Hablando en criollo, quizás no exista período más fructífero para un escritor que aquel en que descubre los libros que construyen su zona. Momentos de lectura que marcan el campo donde su obra se extenderá a lo largo de su vida, lo sepa él o no. Por supuesto, esa zona está hecha tanto de lo que desea como de lo que ignora (y tal vez la ignorancia sea el punto de deseo más poderoso, porque extiende como la garra suave de un sueño la figura del anhelo futuro). Los libros leídos, esos que causan la impresión más poderosa, pueden, con el tiempo, disipar en el recuerdo el efecto consciente de su influjo, y allí es como mejor operan.
Escribir, en el fondo, es escribir la obra de otro, solo que éste otro está hecho de incontables fragmentos de autores distintos, de frases o palabras que impactaron en el momento justo, de imágenes o escenas o situaciones que se van deslizando de tal modo que apenas resultan narrables. La literatura es un solo libro múltiple extendido como un tapiz brillante, solar.
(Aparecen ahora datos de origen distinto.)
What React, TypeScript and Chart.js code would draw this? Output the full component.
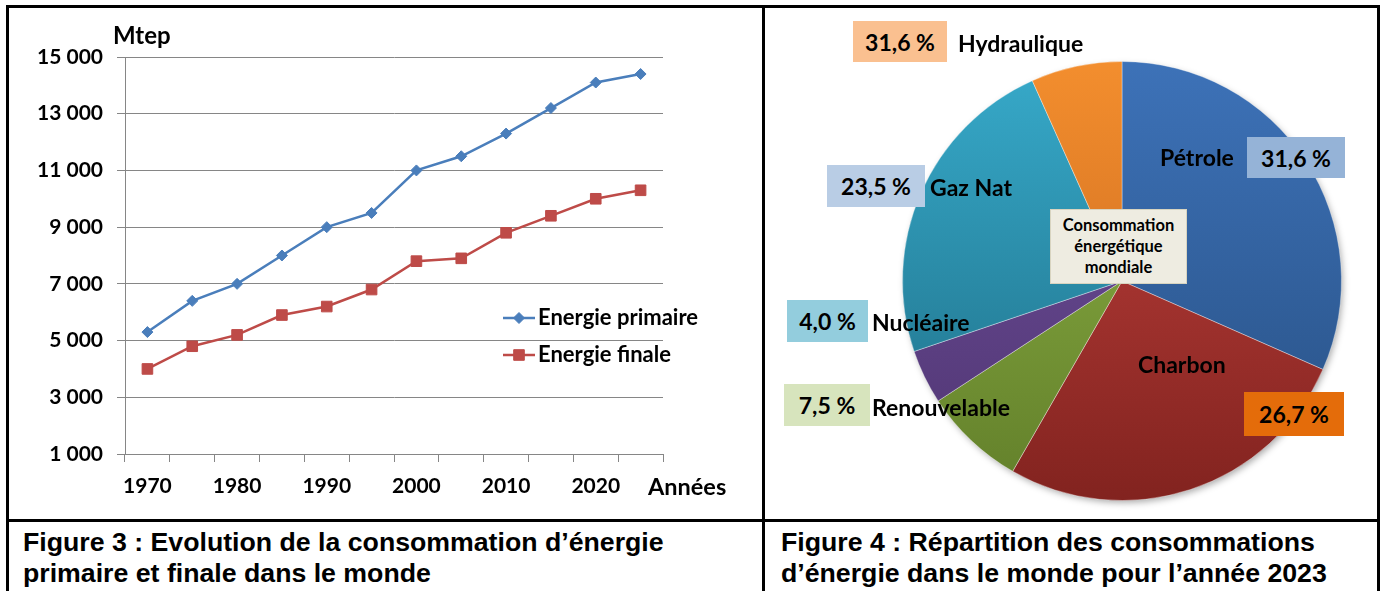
import React, { useEffect, useRef } from 'react';
import { Chart, registerables } from 'chart.js';
import { drawPoint } from 'chart.js/helpers';

Chart.register(...registerables);

// ---------- Data ----------
const years = ['1970', '1975', '1980', '1985', '1990', '1995', '2000', '2005', '2010', '2015', '2020', '2025'];
const primaryEnergy = [5300, 6400, 7000, 8000, 9000, 9500, 11000, 11500, 12300, 13200, 14100, 14400];
const finalEnergy = [4000, 4800, 5200, 5900, 6200, 6800, 7800, 7900, 8800, 9400, 10000, 10300];
const seriesNames = ['Energie primaire', 'Energie finale'];
const yMin = 1000;
const yMax = 15000;
const yStep = 2000;

const pieLabels = ['Pétrole', 'Charbon', 'Renouvelable', 'Nucléaire', 'Gaz Nat', 'Hydraulique'];
const pieValues = [31.6, 26.7, 7.5, 4.0, 23.5, 6.7];
const piePctText = ['31,6 %', '26,7 %', '7,5 %', '4,0 %', '23,5 %', '31,6 %'];

// ---------- Styles ----------
const pieTop = ['#3D72B8', '#C4433F', '#90B547', '#7252A0', '#37AACA', '#F38E2E'];
const pieBottom = ['#274F82', '#82231F', '#627F2A', '#4E3470', '#1D6B83', '#C0601A'];
const FONT = 'Lato, "Open Sans", sans-serif';

const fmt = (v: number) => String(v).replace(/\B(?=(\d{3})+(?!\d))/g, ' ');

const lineLegendPlugin = {
  id: 'lineLegend',
  afterDraw(chart: any, _args: any, opts: any) {
    const { ctx } = chart;
    chart.data.datasets.forEach((ds: any, i: number) => {
      const x = opts.x;
      const y = opts.y + i * opts.gap;
      ctx.save();
      ctx.strokeStyle = ds.borderColor;
      ctx.lineWidth = ds.borderWidth;
      ctx.beginPath();
      ctx.moveTo(x, y);
      ctx.lineTo(x + opts.lineLen, y);
      ctx.stroke();
      ctx.fillStyle = ds.pointBackgroundColor;
      ctx.strokeStyle = ds.pointBorderColor;
      ctx.lineWidth = 1;
      drawPoint(ctx, { pointStyle: ds.pointStyle, rotation: 0, radius: ds.pointRadius, borderWidth: 1 } as any, x + opts.lineLen / 2, y);
      ctx.fillStyle = '#000';
      ctx.font = `bold ${opts.fontSize}px ${FONT}`;
      ctx.textBaseline = 'middle';
      ctx.textAlign = 'left';
      ctx.fillText(ds.label, x + opts.lineLen + 3, y);
      ctx.restore();
    });
  },
};

const pieShadowPlugin = {
  id: 'pieShadow',
  beforeDatasetsDraw(chart: any) {
    const arc = chart.getDatasetMeta(0).data[0];
    if (!arc) return;
    const { x, y, outerRadius } = arc.getProps(['x', 'y', 'outerRadius'], true);
    const ctx = chart.ctx;
    ctx.save();
    ctx.shadowColor = 'rgba(0,0,0,0.35)';
    ctx.shadowBlur = 7;
    ctx.shadowOffsetX = 2;
    ctx.shadowOffsetY = 3;
    ctx.fillStyle = '#ffffff';
    ctx.beginPath();
    ctx.arc(x, y, outerRadius - 1, 0, Math.PI * 2);
    ctx.fill();
    ctx.restore();
  },
};

function LineChart() {
  const ref = useRef<HTMLCanvasElement>(null);
  useEffect(() => {
    if (!ref.current) return;
    const tickFont = { family: FONT, weight: 'bold' as const, size: 21 };
    const chart = new Chart(ref.current, {
      type: 'line',
      data: {
        labels: years,
        datasets: [
          {
            label: seriesNames[0],
            data: primaryEnergy,
            borderColor: '#4A7EBB',
            backgroundColor: '#4A7EBB',
            borderWidth: 2.5,
            pointStyle: 'rectRot',
            pointRadius: 5.5,
            pointBackgroundColor: '#4A7EBB',
            pointBorderColor: '#4A7EBB',
            pointBorderWidth: 1,
            tension: 0,
          },
          {
            label: seriesNames[1],
            data: finalEnergy,
            borderColor: '#BE4B48',
            backgroundColor: '#BE4B48',
            borderWidth: 2.5,
            pointStyle: 'rect',
            pointRadius: 7.5,
            pointBackgroundColor: '#BE4B48',
            pointBorderColor: '#BE4B48',
            pointBorderWidth: 1,
            tension: 0,
          },
        ],
      },
      options: {
        responsive: false,
        animation: false,
        layout: { padding: { left: 0, right: 99, top: 49, bottom: 0 } },
        plugins: {
          legend: { display: false },
          tooltip: { enabled: false },
          lineLegend: { x: 494, y: 310, gap: 37, lineLen: 32, fontSize: 22 },
        } as any,
        scales: {
          x: {
            type: 'category',
            offset: true,
            grid: { offset: true, drawOnChartArea: false, drawTicks: true, tickLength: 8, color: '#868686', lineWidth: 1 },
            border: { color: '#868686', width: 1 },
            ticks: {
              autoSkip: false,
              maxRotation: 0,
              padding: 12,
              color: '#000',
              font: tickFont,
              callback: function (this: any, v: any, i: number) {
                return i % 2 === 0 ? this.getLabelForValue(v) : '';
              },
            },
            afterFit: (s: any) => {
              s.height = 65;
            },
          },
          y: {
            min: yMin,
            max: yMax,
            grid: { color: '#868686', lineWidth: 1, tickLength: 8, drawTicks: true },
            border: { color: '#868686', width: 1 },
            ticks: {
              stepSize: yStep,
              padding: 14,
              color: '#000',
              font: tickFont,
              callback: (v: any) => fmt(Number(v)),
            },
            afterFit: (s: any) => {
              s.width = 116;
            },
          },
        },
      },
      plugins: [lineLegendPlugin],
    });
    return () => chart.destroy();
  }, []);
  return <canvas ref={ref} width={753} height={511} style={{ position: 'absolute', left: 9, top: 8, width: 753, height: 511 }} />;
}

function PieChart() {
  const ref = useRef<HTMLCanvasElement>(null);
  useEffect(() => {
    if (!ref.current) return;
    const chart = new Chart(ref.current, {
      type: 'pie',
      data: {
        labels: pieLabels,
        datasets: [
          {
            data: pieValues,
            backgroundColor: (c: any) => {
              const i = c.dataIndex;
              const area = c.chart.chartArea;
              if (!area) return pieTop[i];
              const g = c.chart.ctx.createLinearGradient(0, area.top, 0, area.bottom);
              g.addColorStop(0, pieTop[i]);
              g.addColorStop(1, pieBottom[i]);
              return g;
            },
            borderColor: 'rgba(255,255,255,0.35)',
            borderWidth: 1,
          },
        ],
      },
      options: {
        responsive: false,
        animation: false,
        layout: { padding: { left: 137, right: 35, top: 53, bottom: 18 } },
        plugins: { legend: { display: false }, tooltip: { enabled: false } },
      },
      plugins: [pieShadowPlugin],
    });
    return () => chart.destroy();
  }, []);
  return <canvas ref={ref} width={612} height={511} style={{ position: 'absolute', left: 765, top: 8, width: 612, height: 511 }} />;
}

const lbl: React.CSSProperties = {
  position: 'absolute',
  fontFamily: FONT,
  fontWeight: 'bold',
  fontSize: 23,
  color: '#000',
  whiteSpace: 'nowrap',
  height: 30,
  lineHeight: '30px',
};

function TextAt({ left, cy, text, size }: { left: number; cy: number; text: string; size?: number }) {
  return <div style={{ ...lbl, left, top: cy - 15, fontSize: size ?? 23 }}>{text}</div>;
}

function Box({ left, top, w, h, bg, text }: { left: number; top: number; w: number; h: number; bg: string; text: string }) {
  return (
    <div
      style={{
        position: 'absolute',
        left,
        top,
        width: w,
        height: h,
        background: bg,
        display: 'flex',
        alignItems: 'center',
        justifyContent: 'center',
        fontFamily: FONT,
        fontWeight: 'bold',
        fontSize: 23,
        color: '#000',
        whiteSpace: 'nowrap',
      }}
    >
      {text}
    </div>
  );
}

const line = (left: number, top: number, width: number, height: number) => (
  <div style={{ position: 'absolute', left, top, width, height, background: '#000' }} />
);

const caption: React.CSSProperties = {
  position: 'absolute',
  top: 527,
  fontFamily: '"Liberation Sans", Arial, sans-serif',
  fontWeight: 'bold',
  fontSize: 26.7,
  lineHeight: '31px',
  color: '#000',
  whiteSpace: 'nowrap',
};

export default function App() {
  return (
    <div style={{ position: 'absolute', left: 0, top: 0, width: 1383, height: 591, background: '#fff', overflow: 'hidden' }}>
      <LineChart />
      <PieChart />

      {/* line chart texts */}
      <TextAt left={113} cy={35} text="Mtep" size={24} />
      <TextAt left={648} cy={486} text="Années" size={23.5} />

      {/* pie labels */}
      <Box left={853} top={21} w={94} h={41} bg="#FAC090" text={piePctText[5]} />
      <TextAt left={958} cy={43} text={pieLabels[5]} />
      <TextAt left={1160} cy={157} text={pieLabels[0]} />
      <Box left={1247} top={137} w={98} h={41} bg="#95B3D7" text={piePctText[0]} />
      <Box left={827} top={165} w={98} h={42} bg="#B9CDE5" text={piePctText[4]} />
      <TextAt left={930} cy={187} text={pieLabels[4]} />
      <Box left={787} top={300} w={81} h={42} bg="#93CDDD" text={piePctText[3]} />
      <TextAt left={872} cy={322} text={pieLabels[3]} />
      <Box left={784} top={384} w={86} h={42} bg="#D7E4BD" text={piePctText[2]} />
      <TextAt left={872} cy={407} text={pieLabels[2]} />
      <TextAt left={1138} cy={364} text={pieLabels[1]} />
      <Box left={1244} top={392} w={100} h={44} bg="#E46C0A" text={piePctText[1]} />
      <div
        style={{
          position: 'absolute',
          left: 1050,
          top: 209,
          width: 137,
          height: 75,
          boxSizing: 'border-box',
          background: '#EEECE1',
          border: '1px solid #D8D4C0',
          fontFamily: FONT,
          fontWeight: 'bold',
          fontSize: 16.5,
          lineHeight: '21px',
          color: '#000',
          textAlign: 'center',
          paddingTop: 5,
        }}
      >
        Consommation
        <br />
        énergétique
        <br />
        mondiale
      </div>

      {/* frame */}
      {line(6, 5, 1374, 3)}
      {line(6, 5, 3, 586)}
      {line(1377, 5, 3, 586)}
      {line(762, 5, 3, 586)}
      {line(6, 519, 1374, 3)}

      {/* captions */}
      <div style={{ ...caption, left: 23 }}>
        Figure 3 : Evolution de la consommation d’énergie
        <br />
        primaire et finale dans le monde
      </div>
      <div style={{ ...caption, left: 781 }}>
        Figure 4 : Répartition des consommations
        <br />
        d’énergie dans le monde pour l’année 2023
      </div>
    </div>
  );
}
Me acuerdo como si fuera ayer de una entrevista que en la revista-libro Lecturas Críticas le hicieron a Osvaldo Lamborghini hace ya, ¿cuarenta años? Lamborghini decía dos cosas que me llamaron mucho la atención: “Hay que sacar al artista del lugar de boludo en que se lo ha puesto”, formulación que para mí resultaba misteriosa, porque no imaginaba a un actor colectivo dirigido a manipular el imaginario social para pensar en los artistas de un modo determinado (y entendí mucho después lo que Lamborghini quería decir), y otra frase, también singular, y que no puedo citar textualmente: “Cuando Rimbaud dice que se va para allá (Africa), nosotros tenemos que leer que se viene para acá”. Es decir, cuando un europeo dice que del centro del mundo se va a un extremo, nosotros (los argentinos) no deberíamos ubicarnos imaginariamente en Francia, identificarnos con el autor y pensar en un viaje exótico, sino pensar que él viene hacia nosotros, tan exóticos también por distantes.